Exercise aim » Skip the pictures. Reproduce all other material exactly.

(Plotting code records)
※ ※ ※

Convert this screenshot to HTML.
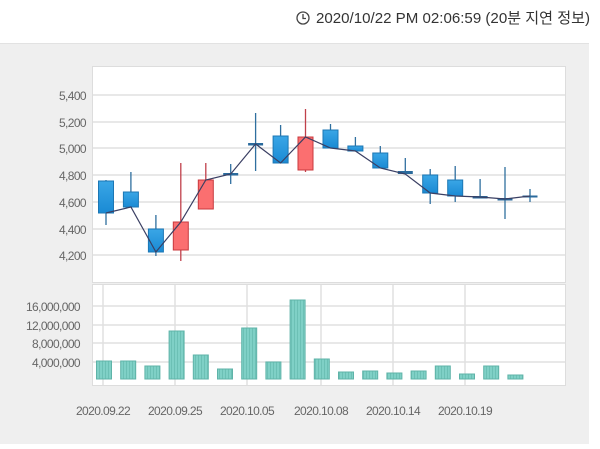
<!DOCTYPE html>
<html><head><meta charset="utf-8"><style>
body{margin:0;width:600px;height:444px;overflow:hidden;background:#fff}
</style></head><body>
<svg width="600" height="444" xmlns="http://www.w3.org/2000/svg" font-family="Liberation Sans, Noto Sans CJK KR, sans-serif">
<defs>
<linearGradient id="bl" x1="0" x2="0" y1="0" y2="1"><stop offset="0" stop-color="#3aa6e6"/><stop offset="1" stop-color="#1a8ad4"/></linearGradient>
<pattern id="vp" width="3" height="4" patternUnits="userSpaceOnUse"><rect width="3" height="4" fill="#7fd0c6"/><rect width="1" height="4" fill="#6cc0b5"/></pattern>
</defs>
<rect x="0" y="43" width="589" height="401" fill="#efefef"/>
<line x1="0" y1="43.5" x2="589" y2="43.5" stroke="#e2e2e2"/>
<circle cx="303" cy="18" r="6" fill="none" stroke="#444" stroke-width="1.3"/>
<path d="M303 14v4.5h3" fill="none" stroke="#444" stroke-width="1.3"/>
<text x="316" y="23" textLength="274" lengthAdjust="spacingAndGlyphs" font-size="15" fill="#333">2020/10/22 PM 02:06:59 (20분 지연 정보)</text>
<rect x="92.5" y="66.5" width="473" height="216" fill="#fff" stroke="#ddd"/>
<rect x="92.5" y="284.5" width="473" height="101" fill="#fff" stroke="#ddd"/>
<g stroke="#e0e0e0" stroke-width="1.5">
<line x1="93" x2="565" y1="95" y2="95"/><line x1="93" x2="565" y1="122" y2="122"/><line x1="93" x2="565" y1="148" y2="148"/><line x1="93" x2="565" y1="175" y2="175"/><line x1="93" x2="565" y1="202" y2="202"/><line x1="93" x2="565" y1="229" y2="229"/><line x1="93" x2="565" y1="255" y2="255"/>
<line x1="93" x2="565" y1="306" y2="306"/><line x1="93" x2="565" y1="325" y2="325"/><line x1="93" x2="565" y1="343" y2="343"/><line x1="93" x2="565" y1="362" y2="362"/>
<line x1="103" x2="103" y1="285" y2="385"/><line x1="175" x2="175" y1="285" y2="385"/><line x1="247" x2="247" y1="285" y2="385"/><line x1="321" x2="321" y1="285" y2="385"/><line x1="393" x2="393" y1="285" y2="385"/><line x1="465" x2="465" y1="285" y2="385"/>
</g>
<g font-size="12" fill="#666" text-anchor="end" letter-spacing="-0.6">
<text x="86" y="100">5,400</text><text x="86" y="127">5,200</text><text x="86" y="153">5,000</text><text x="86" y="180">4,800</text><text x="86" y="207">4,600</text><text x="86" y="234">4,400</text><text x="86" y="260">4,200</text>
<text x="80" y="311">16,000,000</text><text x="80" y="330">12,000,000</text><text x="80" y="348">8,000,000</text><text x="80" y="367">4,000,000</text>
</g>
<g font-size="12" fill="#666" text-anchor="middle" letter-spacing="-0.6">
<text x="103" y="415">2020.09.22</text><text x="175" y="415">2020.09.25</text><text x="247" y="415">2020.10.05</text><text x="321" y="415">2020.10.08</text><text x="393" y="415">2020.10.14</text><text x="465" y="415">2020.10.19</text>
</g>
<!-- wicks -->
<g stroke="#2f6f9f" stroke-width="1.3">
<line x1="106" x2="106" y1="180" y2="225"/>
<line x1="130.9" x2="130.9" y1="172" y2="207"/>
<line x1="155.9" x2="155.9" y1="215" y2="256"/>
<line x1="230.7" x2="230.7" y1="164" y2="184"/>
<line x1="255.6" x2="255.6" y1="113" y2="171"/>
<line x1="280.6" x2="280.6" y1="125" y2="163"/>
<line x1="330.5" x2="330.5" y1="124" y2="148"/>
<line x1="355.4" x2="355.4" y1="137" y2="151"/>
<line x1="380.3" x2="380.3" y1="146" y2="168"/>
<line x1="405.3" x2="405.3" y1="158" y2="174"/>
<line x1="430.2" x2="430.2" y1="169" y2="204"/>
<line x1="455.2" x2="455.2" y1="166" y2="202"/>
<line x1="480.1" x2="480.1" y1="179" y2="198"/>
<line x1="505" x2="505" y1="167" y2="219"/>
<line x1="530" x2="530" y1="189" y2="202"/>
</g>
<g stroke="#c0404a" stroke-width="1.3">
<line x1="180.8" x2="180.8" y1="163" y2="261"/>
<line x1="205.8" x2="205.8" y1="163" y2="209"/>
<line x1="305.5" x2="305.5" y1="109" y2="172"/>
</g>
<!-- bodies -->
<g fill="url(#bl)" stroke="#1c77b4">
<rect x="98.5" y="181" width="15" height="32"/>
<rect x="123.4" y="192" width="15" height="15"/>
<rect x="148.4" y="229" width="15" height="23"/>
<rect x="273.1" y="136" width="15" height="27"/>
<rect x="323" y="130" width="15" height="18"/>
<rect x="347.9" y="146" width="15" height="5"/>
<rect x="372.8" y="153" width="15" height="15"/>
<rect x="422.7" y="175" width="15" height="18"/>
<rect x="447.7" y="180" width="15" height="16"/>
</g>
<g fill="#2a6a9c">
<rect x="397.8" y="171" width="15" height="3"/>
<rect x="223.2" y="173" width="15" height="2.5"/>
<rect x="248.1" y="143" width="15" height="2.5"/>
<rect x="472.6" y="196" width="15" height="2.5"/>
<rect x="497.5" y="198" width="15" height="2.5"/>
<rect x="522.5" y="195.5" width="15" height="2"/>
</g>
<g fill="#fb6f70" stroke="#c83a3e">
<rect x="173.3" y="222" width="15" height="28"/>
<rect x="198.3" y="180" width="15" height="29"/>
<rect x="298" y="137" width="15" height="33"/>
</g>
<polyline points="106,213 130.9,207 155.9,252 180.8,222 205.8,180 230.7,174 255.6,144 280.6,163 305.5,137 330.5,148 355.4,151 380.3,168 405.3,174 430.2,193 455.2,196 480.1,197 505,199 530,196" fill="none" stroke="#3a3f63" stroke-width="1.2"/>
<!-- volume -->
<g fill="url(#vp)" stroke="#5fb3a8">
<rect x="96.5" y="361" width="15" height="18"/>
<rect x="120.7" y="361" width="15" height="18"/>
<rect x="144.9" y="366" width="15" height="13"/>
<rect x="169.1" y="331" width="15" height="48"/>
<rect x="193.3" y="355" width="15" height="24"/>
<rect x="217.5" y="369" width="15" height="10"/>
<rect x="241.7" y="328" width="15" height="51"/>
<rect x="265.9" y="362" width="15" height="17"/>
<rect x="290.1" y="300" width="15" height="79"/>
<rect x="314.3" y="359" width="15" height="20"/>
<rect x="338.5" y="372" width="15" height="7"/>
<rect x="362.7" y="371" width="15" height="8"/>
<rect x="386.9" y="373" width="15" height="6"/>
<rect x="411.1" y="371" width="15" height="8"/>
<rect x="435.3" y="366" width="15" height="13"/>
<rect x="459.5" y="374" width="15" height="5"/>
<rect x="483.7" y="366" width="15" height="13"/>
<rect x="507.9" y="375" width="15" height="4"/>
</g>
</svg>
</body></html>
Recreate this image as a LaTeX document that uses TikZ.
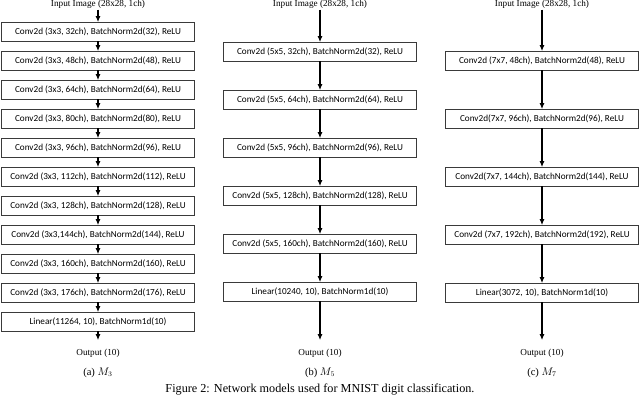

※ ※ ※

Response »
Convert this screenshot to HTML.
<!DOCTYPE html>
<html><head><meta charset="utf-8"><style>
body{margin:0;width:600px;height:444px;overflow:hidden;background:#fff}
</style></head><body>
<svg width="600" height="444" xmlns="http://www.w3.org/2000/svg" font-family="Liberation Sans, Noto Sans CJK KR, sans-serif">
<defs>
<linearGradient id="bl" x1="0" x2="0" y1="0" y2="1"><stop offset="0" stop-color="#3aa6e6"/><stop offset="1" stop-color="#1a8ad4"/></linearGradient>
<pattern id="vp" width="3" height="4" patternUnits="userSpaceOnUse"><rect width="3" height="4" fill="#7fd0c6"/><rect width="1" height="4" fill="#6cc0b5"/></pattern>
</defs>
<rect x="0" y="43" width="589" height="401" fill="#efefef"/>
<line x1="0" y1="43.5" x2="589" y2="43.5" stroke="#e2e2e2"/>
<circle cx="303" cy="18" r="6" fill="none" stroke="#444" stroke-width="1.3"/>
<path d="M303 14v4.5h3" fill="none" stroke="#444" stroke-width="1.3"/>
<text x="316" y="23" textLength="274" lengthAdjust="spacingAndGlyphs" font-size="15" fill="#333">2020/10/22 PM 02:06:59 (20분 지연 정보)</text>
<rect x="92.5" y="66.5" width="473" height="216" fill="#fff" stroke="#ddd"/>
<rect x="92.5" y="284.5" width="473" height="101" fill="#fff" stroke="#ddd"/>
<g stroke="#e0e0e0" stroke-width="1.5">
<line x1="93" x2="565" y1="95" y2="95"/><line x1="93" x2="565" y1="122" y2="122"/><line x1="93" x2="565" y1="148" y2="148"/><line x1="93" x2="565" y1="175" y2="175"/><line x1="93" x2="565" y1="202" y2="202"/><line x1="93" x2="565" y1="229" y2="229"/><line x1="93" x2="565" y1="255" y2="255"/>
<line x1="93" x2="565" y1="306" y2="306"/><line x1="93" x2="565" y1="325" y2="325"/><line x1="93" x2="565" y1="343" y2="343"/><line x1="93" x2="565" y1="362" y2="362"/>
<line x1="103" x2="103" y1="285" y2="385"/><line x1="175" x2="175" y1="285" y2="385"/><line x1="247" x2="247" y1="285" y2="385"/><line x1="321" x2="321" y1="285" y2="385"/><line x1="393" x2="393" y1="285" y2="385"/><line x1="465" x2="465" y1="285" y2="385"/>
</g>
<g font-size="12" fill="#666" text-anchor="end" letter-spacing="-0.6">
<text x="86" y="100">5,400</text><text x="86" y="127">5,200</text><text x="86" y="153">5,000</text><text x="86" y="180">4,800</text><text x="86" y="207">4,600</text><text x="86" y="234">4,400</text><text x="86" y="260">4,200</text>
<text x="80" y="311">16,000,000</text><text x="80" y="330">12,000,000</text><text x="80" y="348">8,000,000</text><text x="80" y="367">4,000,000</text>
</g>
<g font-size="12" fill="#666" text-anchor="middle" letter-spacing="-0.6">
<text x="103" y="415">2020.09.22</text><text x="175" y="415">2020.09.25</text><text x="247" y="415">2020.10.05</text><text x="321" y="415">2020.10.08</text><text x="393" y="415">2020.10.14</text><text x="465" y="415">2020.10.19</text>
</g>
<!-- wicks -->
<g stroke="#2f6f9f" stroke-width="1.3">
<line x1="106" x2="106" y1="180" y2="225"/>
<line x1="130.9" x2="130.9" y1="172" y2="207"/>
<line x1="155.9" x2="155.9" y1="215" y2="256"/>
<line x1="230.7" x2="230.7" y1="164" y2="184"/>
<line x1="255.6" x2="255.6" y1="113" y2="171"/>
<line x1="280.6" x2="280.6" y1="125" y2="163"/>
<line x1="330.5" x2="330.5" y1="124" y2="148"/>
<line x1="355.4" x2="355.4" y1="137" y2="151"/>
<line x1="380.3" x2="380.3" y1="146" y2="168"/>
<line x1="405.3" x2="405.3" y1="158" y2="174"/>
<line x1="430.2" x2="430.2" y1="169" y2="204"/>
<line x1="455.2" x2="455.2" y1="166" y2="202"/>
<line x1="480.1" x2="480.1" y1="179" y2="198"/>
<line x1="505" x2="505" y1="167" y2="219"/>
<line x1="530" x2="530" y1="189" y2="202"/>
</g>
<g stroke="#c0404a" stroke-width="1.3">
<line x1="180.8" x2="180.8" y1="163" y2="261"/>
<line x1="205.8" x2="205.8" y1="163" y2="209"/>
<line x1="305.5" x2="305.5" y1="109" y2="172"/>
</g>
<!-- bodies -->
<g fill="url(#bl)" stroke="#1c77b4">
<rect x="98.5" y="181" width="15" height="32"/>
<rect x="123.4" y="192" width="15" height="15"/>
<rect x="148.4" y="229" width="15" height="23"/>
<rect x="273.1" y="136" width="15" height="27"/>
<rect x="323" y="130" width="15" height="18"/>
<rect x="347.9" y="146" width="15" height="5"/>
<rect x="372.8" y="153" width="15" height="15"/>
<rect x="422.7" y="175" width="15" height="18"/>
<rect x="447.7" y="180" width="15" height="16"/>
</g>
<g fill="#2a6a9c">
<rect x="397.8" y="171" width="15" height="3"/>
<rect x="223.2" y="173" width="15" height="2.5"/>
<rect x="248.1" y="143" width="15" height="2.5"/>
<rect x="472.6" y="196" width="15" height="2.5"/>
<rect x="497.5" y="198" width="15" height="2.5"/>
<rect x="522.5" y="195.5" width="15" height="2"/>
</g>
<g fill="#fb6f70" stroke="#c83a3e">
<rect x="173.3" y="222" width="15" height="28"/>
<rect x="198.3" y="180" width="15" height="29"/>
<rect x="298" y="137" width="15" height="33"/>
</g>
<polyline points="106,213 130.9,207 155.9,252 180.8,222 205.8,180 230.7,174 255.6,144 280.6,163 305.5,137 330.5,148 355.4,151 380.3,168 405.3,174 430.2,193 455.2,196 480.1,197 505,199 530,196" fill="none" stroke="#3a3f63" stroke-width="1.2"/>
<!-- volume -->
<g fill="url(#vp)" stroke="#5fb3a8">
<rect x="96.5" y="361" width="15" height="18"/>
<rect x="120.7" y="361" width="15" height="18"/>
<rect x="144.9" y="366" width="15" height="13"/>
<rect x="169.1" y="331" width="15" height="48"/>
<rect x="193.3" y="355" width="15" height="24"/>
<rect x="217.5" y="369" width="15" height="10"/>
<rect x="241.7" y="328" width="15" height="51"/>
<rect x="265.9" y="362" width="15" height="17"/>
<rect x="290.1" y="300" width="15" height="79"/>
<rect x="314.3" y="359" width="15" height="20"/>
<rect x="338.5" y="372" width="15" height="7"/>
<rect x="362.7" y="371" width="15" height="8"/>
<rect x="386.9" y="373" width="15" height="6"/>
<rect x="411.1" y="371" width="15" height="8"/>
<rect x="435.3" y="366" width="15" height="13"/>
<rect x="459.5" y="374" width="15" height="5"/>
<rect x="483.7" y="366" width="15" height="13"/>
<rect x="507.9" y="375" width="15" height="4"/>
</g>
</svg>
</body></html>
Recreate this image as a LaTeX document that uses TikZ.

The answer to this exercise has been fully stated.